Written exercise> Reproduce, character for character, the lines below from the first through the one with "const zeroLevel = 0;". Leave pictures out.

============================================================

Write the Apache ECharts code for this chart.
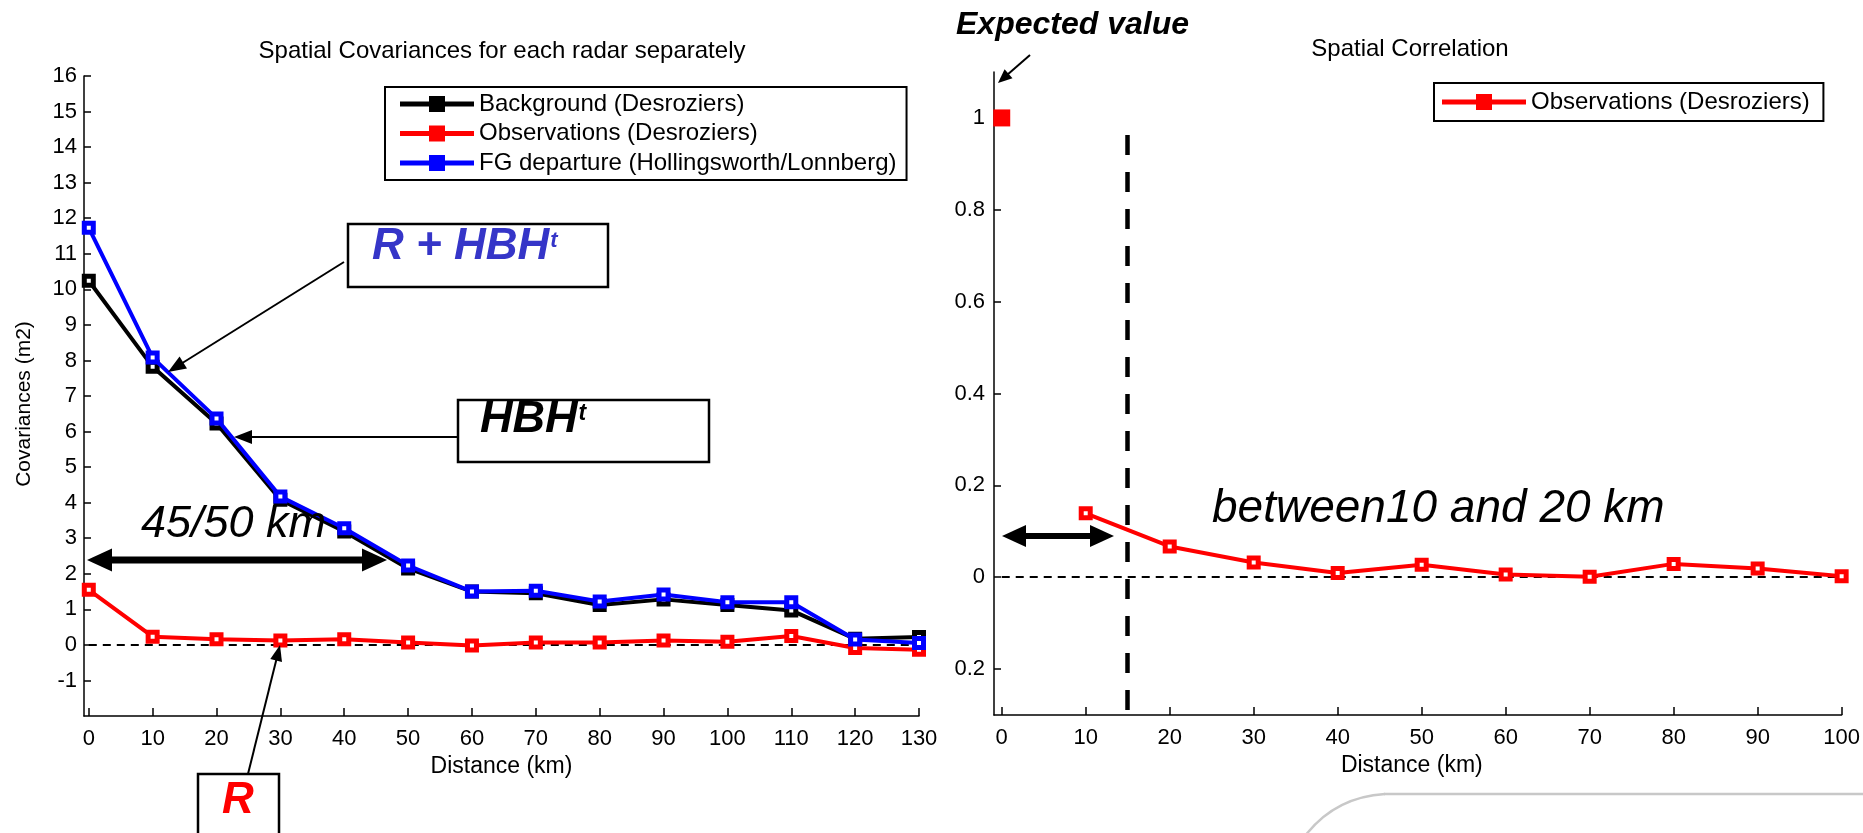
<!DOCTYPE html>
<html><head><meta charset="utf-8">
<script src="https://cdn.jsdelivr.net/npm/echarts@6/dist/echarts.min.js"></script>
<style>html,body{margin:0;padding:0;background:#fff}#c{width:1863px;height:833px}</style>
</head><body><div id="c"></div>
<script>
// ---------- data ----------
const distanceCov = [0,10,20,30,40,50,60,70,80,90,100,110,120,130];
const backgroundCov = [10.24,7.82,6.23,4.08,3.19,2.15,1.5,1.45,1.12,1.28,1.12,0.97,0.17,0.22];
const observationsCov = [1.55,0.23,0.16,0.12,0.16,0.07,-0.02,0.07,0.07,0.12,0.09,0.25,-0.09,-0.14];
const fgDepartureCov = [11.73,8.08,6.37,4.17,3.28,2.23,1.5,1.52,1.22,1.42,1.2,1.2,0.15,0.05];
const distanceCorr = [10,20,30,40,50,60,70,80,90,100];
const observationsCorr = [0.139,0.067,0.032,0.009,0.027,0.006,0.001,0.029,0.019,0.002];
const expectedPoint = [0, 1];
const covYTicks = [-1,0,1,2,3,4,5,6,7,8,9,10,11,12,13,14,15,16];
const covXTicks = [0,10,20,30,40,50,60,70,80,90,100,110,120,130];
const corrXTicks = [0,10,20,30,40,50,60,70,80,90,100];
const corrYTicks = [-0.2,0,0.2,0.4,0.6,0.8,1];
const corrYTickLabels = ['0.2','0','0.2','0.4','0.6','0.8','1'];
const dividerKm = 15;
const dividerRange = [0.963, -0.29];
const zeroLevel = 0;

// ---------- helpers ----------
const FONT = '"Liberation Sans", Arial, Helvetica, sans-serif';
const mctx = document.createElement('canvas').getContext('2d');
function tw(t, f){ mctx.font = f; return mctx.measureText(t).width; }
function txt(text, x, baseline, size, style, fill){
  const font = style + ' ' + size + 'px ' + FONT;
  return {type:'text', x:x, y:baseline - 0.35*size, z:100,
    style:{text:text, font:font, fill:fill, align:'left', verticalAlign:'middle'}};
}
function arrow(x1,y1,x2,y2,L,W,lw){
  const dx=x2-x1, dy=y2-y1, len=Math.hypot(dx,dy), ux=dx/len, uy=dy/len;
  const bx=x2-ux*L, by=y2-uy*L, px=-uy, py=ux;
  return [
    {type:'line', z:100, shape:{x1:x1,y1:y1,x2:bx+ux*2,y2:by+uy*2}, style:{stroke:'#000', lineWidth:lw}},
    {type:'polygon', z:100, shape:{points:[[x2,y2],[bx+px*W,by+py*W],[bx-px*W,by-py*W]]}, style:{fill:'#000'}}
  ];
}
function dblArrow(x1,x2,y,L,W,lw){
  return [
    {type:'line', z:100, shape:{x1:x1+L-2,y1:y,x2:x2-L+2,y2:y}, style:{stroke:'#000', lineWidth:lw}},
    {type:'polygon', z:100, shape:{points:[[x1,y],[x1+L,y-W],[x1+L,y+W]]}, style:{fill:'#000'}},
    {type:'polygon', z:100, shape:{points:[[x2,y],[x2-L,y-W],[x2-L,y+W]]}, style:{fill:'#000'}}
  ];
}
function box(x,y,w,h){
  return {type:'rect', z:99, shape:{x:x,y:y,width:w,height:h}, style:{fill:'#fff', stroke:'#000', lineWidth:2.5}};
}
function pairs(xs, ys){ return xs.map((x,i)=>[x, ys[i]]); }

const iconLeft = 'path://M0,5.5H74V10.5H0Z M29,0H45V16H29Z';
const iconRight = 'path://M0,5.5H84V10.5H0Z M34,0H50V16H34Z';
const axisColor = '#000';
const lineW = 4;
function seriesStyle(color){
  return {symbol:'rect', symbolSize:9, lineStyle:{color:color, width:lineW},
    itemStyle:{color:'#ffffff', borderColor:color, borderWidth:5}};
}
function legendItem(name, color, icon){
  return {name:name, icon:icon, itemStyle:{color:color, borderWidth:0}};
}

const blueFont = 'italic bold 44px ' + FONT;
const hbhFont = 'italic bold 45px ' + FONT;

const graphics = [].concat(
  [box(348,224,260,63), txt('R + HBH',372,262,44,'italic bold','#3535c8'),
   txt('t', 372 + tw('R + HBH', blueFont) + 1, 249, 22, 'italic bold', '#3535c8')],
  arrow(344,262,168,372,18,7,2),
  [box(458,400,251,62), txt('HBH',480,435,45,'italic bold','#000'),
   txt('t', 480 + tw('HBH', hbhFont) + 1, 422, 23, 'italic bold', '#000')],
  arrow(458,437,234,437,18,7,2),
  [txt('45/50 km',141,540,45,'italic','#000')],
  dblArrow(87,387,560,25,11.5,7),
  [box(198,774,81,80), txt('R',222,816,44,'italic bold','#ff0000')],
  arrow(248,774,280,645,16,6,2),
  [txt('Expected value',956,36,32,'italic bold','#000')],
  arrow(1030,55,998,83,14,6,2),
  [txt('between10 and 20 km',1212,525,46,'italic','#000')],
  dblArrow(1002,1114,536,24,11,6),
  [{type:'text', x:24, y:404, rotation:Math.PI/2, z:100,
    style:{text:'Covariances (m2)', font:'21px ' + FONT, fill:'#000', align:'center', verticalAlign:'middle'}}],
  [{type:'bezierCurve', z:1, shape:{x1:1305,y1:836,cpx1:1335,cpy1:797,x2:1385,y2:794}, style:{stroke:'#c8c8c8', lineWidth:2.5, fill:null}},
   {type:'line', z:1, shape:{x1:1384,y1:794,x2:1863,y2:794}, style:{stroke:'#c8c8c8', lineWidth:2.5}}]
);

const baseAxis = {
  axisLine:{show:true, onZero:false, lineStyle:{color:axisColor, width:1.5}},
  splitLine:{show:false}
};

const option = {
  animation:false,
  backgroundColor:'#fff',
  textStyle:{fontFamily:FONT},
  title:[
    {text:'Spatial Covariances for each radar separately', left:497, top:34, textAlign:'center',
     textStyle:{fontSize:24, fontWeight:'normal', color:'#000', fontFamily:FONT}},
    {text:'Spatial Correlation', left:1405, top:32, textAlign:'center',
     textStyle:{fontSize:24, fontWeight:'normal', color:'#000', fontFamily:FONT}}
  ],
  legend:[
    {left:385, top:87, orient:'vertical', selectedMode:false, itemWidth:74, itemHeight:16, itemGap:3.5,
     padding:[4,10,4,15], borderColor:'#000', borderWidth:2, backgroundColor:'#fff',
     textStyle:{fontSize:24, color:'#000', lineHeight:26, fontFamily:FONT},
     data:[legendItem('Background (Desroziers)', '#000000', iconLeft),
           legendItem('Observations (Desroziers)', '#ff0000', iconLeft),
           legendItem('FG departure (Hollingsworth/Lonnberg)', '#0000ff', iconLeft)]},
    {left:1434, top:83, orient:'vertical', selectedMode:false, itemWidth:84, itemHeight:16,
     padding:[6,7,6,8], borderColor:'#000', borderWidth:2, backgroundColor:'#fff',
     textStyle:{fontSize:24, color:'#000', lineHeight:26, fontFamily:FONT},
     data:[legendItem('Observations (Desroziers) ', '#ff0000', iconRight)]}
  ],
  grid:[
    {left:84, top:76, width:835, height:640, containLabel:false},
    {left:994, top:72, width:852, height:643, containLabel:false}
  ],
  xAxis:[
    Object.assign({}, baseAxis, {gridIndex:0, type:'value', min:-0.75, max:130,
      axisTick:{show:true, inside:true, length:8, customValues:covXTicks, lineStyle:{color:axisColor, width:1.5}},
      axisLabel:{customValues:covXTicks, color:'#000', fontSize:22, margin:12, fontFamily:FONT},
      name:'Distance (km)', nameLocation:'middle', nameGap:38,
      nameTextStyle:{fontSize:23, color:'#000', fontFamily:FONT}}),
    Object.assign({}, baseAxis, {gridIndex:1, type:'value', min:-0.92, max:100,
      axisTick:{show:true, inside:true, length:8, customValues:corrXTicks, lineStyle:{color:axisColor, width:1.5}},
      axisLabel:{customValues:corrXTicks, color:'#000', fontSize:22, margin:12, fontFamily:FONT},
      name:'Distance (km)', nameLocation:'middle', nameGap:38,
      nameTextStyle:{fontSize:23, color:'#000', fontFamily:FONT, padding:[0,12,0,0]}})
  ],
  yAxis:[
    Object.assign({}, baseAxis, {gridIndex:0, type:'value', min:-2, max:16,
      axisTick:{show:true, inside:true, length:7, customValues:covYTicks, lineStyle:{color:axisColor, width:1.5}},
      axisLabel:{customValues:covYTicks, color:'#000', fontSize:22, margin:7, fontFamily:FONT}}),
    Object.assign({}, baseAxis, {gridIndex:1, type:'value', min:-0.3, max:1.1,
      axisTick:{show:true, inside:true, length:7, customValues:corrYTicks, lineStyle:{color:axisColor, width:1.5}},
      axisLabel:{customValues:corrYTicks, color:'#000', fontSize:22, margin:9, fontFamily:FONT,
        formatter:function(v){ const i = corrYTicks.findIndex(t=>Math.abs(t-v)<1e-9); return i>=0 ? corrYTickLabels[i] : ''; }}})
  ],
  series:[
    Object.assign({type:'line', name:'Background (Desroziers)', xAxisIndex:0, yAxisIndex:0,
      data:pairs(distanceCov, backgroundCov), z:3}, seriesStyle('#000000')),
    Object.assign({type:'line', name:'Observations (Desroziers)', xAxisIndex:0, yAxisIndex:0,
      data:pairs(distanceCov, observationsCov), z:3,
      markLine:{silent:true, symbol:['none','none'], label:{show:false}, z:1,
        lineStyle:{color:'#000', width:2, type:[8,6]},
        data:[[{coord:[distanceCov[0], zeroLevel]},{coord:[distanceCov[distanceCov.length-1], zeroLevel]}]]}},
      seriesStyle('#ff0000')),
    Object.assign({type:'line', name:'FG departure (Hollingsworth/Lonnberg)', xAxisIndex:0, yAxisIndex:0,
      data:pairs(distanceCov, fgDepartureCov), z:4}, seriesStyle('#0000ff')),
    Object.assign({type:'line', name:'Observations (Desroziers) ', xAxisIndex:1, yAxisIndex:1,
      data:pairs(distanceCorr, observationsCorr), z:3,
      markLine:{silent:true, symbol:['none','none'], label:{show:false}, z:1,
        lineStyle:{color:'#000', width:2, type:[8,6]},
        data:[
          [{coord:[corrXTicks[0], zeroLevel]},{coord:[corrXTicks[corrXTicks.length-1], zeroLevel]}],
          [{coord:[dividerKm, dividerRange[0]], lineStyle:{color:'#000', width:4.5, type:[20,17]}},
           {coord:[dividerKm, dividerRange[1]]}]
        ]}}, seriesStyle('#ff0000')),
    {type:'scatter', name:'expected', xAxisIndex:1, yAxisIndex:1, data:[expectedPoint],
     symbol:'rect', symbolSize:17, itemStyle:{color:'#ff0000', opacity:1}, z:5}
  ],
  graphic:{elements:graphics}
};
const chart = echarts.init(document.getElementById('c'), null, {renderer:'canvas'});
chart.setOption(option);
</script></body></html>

============================================================

Complete answer>
Write the Apache ECharts code for this chart.
<!DOCTYPE html>
<html><head><meta charset="utf-8">
<script src="https://cdn.jsdelivr.net/npm/echarts@6/dist/echarts.min.js"></script>
<style>html,body{margin:0;padding:0;background:#fff}#c{width:1863px;height:833px}</style>
</head><body><div id="c"></div>
<script>
// ---------- data ----------
const distanceCov = [0,10,20,30,40,50,60,70,80,90,100,110,120,130];
const backgroundCov = [10.24,7.82,6.23,4.08,3.19,2.15,1.5,1.45,1.12,1.28,1.12,0.97,0.17,0.22];
const observationsCov = [1.55,0.23,0.16,0.12,0.16,0.07,-0.02,0.07,0.07,0.12,0.09,0.25,-0.09,-0.14];
const fgDepartureCov = [11.73,8.08,6.37,4.17,3.28,2.23,1.5,1.52,1.22,1.42,1.2,1.2,0.15,0.05];
const distanceCorr = [10,20,30,40,50,60,70,80,90,100];
const observationsCorr = [0.139,0.067,0.032,0.009,0.027,0.006,0.001,0.029,0.019,0.002];
const expectedPoint = [0, 1];
const covYTicks = [-1,0,1,2,3,4,5,6,7,8,9,10,11,12,13,14,15,16];
const covXTicks = [0,10,20,30,40,50,60,70,80,90,100,110,120,130];
const corrXTicks = [0,10,20,30,40,50,60,70,80,90,100];
const corrYTicks = [-0.2,0,0.2,0.4,0.6,0.8,1];
const corrYTickLabels = ['0.2','0','0.2','0.4','0.6','0.8','1'];
const dividerKm = 15;
const dividerRange = [0.963, -0.29];
const zeroLevel = 0;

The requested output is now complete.